Firms pause sales to US over tariff-related rules
The United States' new import tariffs are having unforeseen impacts on a wide range of enterprises and sectors, according to one of Europe's largest farm machinery companies.
Krone Agriculture, which is headquartered in Germany and has a workforce of 10,000 people, told The Guardian newspaper it has temporarily stopped exporting large pieces of farm machinery to the US because of little-known new tariffs on products that have steel components or steel derivatives.
Bernard Krone, the company's chairman, said the new tariffs, which were not mentioned in the deal the US struck with the European Union in July, have stalled the company's exports to the US, which was its second-largest market, worth $130 million a year.
Krone said the initial deal that calls for a blanket 15 percent tariff on EU exports was followed by the publication of a list of products deemed to include steel derivatives.
"That list was very alarming for us," he told The Guardian. "Nobody could tell us what to do. Did the tariffs depend on weight, origin, or the price of raw steel?"

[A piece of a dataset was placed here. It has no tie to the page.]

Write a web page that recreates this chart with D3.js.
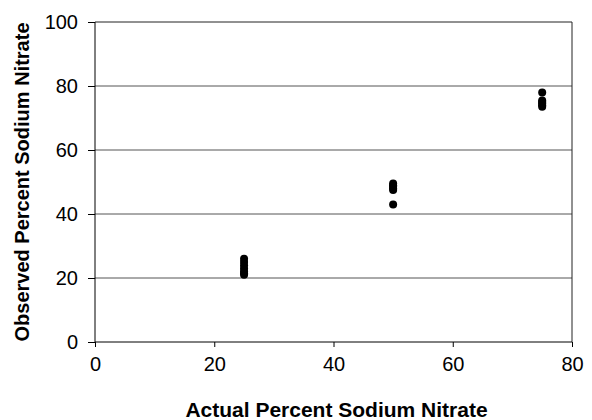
<!DOCTYPE html>
<meta charset="utf-8">
<title>Sodium Nitrate</title>
<script src="https://d3js.org/d3.v7.min.js"></script>
<style>
  body { margin: 0; background: #fff; }
  text { font-family: Arial, "Liberation Sans", sans-serif; }
</style>
<body>
</body>
<script>
  const width = 592, height = 420;
  const margin = {top: 22, right: 20, bottom: 78, left: 95};

  // observed values at each actual percentage
  const actual = [25, 50, 75];
  const observed = [
    [26, 25, 24, 23, 22, 21.5, 21],
    [49.5, 49, 48.5, 48, 47.5, 43],
    [78, 75.5, 75, 74.5, 74, 73.5]
  ];
  const xTicks = [0, 20, 40, 60, 80];
  const yTicks = [0, 20, 40, 60, 80, 100];

  const points = [];
  actual.forEach((a, i) => observed[i].forEach(v => points.push({x: a, y: v})));

  const x = d3.scaleLinear().domain([0, 80]).range([margin.left, width - margin.right]);
  const y = d3.scaleLinear().domain([0, 100]).range([height - margin.bottom, margin.top]);

  const svg = d3.select('body').append("svg").attr("width", width).attr("height", height);

  // grid lines
  svg.append("g")
    .selectAll("line")
    .data(yTicks.slice(1))
    .join("line")
      .attr("x1", x(0)).attr("x2", x(80))
      .attr("y1", d => y(d)).attr("y2", d => y(d))
      .attr("stroke", d => d === 100 ? "#222" : "#555")
      .attr("stroke-width", 1)

  // right border
  svg.append("line")
    .attr("x1", x(80)).attr("x2", x(80))
    .attr("y1", y(100)).attr("y2", y(0))
    .attr("stroke", "#222")

  const xAxis = svg.append("g")
    .attr("transform", `translate(0,${y(0)})`)
    .call(d3.axisBottom(x).tickValues(xTicks).tickSize(5).tickPadding(10))
  const yAxis = svg.append("g")
    .attr("transform", `translate(${x(0)},0)`)
    .call(d3.axisLeft(y).tickValues(yTicks).tickSize(7).tickPadding(10))

  ;[xAxis, yAxis].forEach(a => {
    a.select(".domain").attr("stroke", "#000")
    a.selectAll(".tick line").attr("stroke", "#000")
    a.selectAll(".tick text")
      .attr("font-size", 20)
      .attr("font-family", "Arial, 'Liberation Sans', sans-serif")
      .attr("fill", "#000")
  })
  xAxis.select(".domain").attr("d", `M${x(0)},0H${x(80)}`)
  yAxis.select(".domain").attr("d", `M0,${y(0)}V${y(100)}`)

  // points
  svg.append("g")
    .selectAll("circle")
    .data(points)
    .join("circle")
      .attr("cx", d => x(d.x))
      .attr("cy", d => y(d.y))
      .attr("r", 4)
      .attr("fill", "#000")

  // axis titles
  svg.append("text")
    .attr("x", (x(0) + x(80)) / 2 + 3)
    .attr("y", 417)
    .attr("text-anchor", "middle")
    .attr("font-size", 21)
    .attr("font-weight", "bold")
    .text("Actual Percent Sodium Nitrate")

  svg.append("text")
    .attr("transform", `translate(29,${(y(0) + y(100)) / 2}) rotate(-90)`)
    .attr("text-anchor", "middle")
    .attr("font-size", 20)
    .attr("font-weight", "bold")
    .text("Observed Percent Sodium Nitrate")
</script>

The steel derivatives list comprises 407 items, including knitting needles, combine harvesters, barbecues, fridges, dishwashers, elevators, and wind turbines.
Companies wanting to export any of those items to the US now need to provide detailed paperwork that sets out the origin, weight, and value of their steel components. The US then uses the information to calculate how much tariff must be paid at the higher, 50 percent, rate.

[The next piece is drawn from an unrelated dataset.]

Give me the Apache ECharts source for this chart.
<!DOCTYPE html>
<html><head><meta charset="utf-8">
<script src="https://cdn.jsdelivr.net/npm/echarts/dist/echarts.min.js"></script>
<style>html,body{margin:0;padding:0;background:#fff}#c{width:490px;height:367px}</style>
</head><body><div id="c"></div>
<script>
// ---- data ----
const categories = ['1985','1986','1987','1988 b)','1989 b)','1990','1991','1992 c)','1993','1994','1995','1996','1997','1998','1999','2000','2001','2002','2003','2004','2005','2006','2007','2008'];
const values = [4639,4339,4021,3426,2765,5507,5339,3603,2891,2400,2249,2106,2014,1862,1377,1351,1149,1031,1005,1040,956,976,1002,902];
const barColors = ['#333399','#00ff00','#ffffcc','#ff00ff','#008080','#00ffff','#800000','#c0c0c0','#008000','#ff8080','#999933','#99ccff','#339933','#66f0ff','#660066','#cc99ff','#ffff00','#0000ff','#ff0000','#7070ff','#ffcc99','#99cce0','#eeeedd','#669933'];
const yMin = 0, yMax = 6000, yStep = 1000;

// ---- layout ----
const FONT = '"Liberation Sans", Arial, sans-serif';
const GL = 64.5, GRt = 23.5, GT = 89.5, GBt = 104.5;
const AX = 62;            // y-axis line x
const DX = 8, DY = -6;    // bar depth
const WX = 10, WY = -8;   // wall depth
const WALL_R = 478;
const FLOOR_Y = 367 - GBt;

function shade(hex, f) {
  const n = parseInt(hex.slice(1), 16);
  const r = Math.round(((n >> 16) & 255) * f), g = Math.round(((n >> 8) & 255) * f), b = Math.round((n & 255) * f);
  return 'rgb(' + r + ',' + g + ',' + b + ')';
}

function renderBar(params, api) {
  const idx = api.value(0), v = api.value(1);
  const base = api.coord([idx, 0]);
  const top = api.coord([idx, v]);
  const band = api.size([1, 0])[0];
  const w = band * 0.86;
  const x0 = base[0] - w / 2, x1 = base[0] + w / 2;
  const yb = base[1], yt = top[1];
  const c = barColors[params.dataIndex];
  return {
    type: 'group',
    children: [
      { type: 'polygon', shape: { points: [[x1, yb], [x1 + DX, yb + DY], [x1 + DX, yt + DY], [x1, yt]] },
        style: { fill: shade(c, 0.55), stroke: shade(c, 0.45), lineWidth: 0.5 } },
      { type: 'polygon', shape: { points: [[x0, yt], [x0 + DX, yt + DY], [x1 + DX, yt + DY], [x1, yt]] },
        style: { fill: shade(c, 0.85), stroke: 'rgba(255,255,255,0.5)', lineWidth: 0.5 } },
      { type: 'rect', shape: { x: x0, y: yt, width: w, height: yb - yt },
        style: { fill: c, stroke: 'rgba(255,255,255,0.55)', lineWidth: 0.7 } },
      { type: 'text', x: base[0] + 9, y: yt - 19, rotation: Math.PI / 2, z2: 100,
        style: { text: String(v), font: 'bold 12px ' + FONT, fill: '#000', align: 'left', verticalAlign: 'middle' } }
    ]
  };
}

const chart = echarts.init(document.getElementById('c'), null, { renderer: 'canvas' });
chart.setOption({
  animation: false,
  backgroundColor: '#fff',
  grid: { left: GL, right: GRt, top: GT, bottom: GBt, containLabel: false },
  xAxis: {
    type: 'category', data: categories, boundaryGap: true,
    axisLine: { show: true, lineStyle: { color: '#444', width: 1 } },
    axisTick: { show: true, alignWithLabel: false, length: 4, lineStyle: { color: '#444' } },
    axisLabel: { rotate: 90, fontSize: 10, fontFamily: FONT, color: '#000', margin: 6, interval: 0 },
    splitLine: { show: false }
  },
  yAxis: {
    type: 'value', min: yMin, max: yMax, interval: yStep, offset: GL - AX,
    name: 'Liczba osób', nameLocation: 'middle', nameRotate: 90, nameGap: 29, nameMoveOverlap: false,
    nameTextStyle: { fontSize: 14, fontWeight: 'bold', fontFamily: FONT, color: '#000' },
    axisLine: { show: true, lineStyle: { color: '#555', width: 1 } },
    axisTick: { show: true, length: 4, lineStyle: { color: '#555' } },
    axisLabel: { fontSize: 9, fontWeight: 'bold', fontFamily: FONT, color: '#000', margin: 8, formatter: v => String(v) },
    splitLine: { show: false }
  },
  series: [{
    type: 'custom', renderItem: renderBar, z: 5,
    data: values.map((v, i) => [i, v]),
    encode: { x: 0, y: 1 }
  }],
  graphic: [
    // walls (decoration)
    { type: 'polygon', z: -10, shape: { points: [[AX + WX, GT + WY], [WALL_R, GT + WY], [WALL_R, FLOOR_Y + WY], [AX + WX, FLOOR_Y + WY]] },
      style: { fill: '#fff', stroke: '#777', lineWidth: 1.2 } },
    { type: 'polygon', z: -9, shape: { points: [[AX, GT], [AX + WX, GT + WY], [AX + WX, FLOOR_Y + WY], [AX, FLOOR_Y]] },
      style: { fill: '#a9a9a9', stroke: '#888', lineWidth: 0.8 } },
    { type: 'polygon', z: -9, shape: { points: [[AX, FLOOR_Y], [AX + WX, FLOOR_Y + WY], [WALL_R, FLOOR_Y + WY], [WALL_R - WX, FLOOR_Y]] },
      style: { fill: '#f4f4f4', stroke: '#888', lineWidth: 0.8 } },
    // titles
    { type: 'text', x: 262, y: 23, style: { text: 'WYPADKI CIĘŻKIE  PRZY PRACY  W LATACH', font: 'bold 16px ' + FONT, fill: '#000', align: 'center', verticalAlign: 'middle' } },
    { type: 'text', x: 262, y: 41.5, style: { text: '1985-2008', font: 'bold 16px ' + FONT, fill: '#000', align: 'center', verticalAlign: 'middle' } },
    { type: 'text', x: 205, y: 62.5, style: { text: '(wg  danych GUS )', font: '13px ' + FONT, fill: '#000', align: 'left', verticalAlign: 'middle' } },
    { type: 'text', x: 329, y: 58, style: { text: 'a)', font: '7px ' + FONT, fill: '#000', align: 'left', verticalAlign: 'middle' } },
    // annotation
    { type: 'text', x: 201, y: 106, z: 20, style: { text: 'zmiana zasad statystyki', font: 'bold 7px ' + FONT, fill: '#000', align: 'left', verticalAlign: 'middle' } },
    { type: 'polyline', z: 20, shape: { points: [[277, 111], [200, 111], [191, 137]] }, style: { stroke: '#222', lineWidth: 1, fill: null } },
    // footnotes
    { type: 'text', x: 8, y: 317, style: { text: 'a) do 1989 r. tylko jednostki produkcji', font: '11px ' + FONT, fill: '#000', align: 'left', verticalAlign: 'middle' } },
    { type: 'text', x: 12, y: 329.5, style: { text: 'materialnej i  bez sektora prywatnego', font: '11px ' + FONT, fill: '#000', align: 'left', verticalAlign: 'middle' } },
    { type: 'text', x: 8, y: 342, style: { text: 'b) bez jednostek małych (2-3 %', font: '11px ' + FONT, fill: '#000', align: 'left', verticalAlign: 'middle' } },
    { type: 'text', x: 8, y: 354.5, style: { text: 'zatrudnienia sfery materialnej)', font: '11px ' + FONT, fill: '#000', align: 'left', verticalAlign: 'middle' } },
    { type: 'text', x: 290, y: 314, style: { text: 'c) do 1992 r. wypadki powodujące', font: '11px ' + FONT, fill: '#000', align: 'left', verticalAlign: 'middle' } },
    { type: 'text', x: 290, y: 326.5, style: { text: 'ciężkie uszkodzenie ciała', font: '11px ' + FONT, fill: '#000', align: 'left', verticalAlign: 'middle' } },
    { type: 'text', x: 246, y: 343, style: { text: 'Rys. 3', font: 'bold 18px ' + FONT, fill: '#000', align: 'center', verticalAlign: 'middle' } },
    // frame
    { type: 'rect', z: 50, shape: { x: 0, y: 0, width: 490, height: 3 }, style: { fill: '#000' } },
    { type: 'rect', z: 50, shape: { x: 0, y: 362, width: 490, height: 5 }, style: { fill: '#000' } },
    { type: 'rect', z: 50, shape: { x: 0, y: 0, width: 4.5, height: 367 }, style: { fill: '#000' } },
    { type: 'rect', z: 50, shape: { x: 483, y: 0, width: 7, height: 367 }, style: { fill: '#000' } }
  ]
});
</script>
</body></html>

Oliver Richtberg, head of foreign trade at the German engineering federation VDMA, said the form-filling is challenging, and many companies are unable to comply.
"You have to get paperwork from the supplier to the supplier to the supplier," he said. "That is pretty much impossible … (European Commission President Ursula) Von der Leyen speaks of stability, for our industry, that is 100 percent not true. The bureaucratic hurdles are so high that some companies have just stopped exporting to the US."
Krone said companies that manage to negotiate the paperwork and ship products to the US will pass their extra costs on to customers.
"If the farmers' prices go up, then at the end of the day it is the US citizen who goes into (the store) who has to pay more for their daily goods," he said.
The US and EU are preparing for a new round of negotiations on the next steps for their trade deal, with Washington eager to talk about the EU's new legislation around the digital and technology sectors, and its rules related to corporate compliance and climate-related regulations.
The EU wants to ensure it retains regulatory autonomy and hopes to negotiate a lower tariff on steel and aluminum and their derivatives, insiders told Bloomberg News.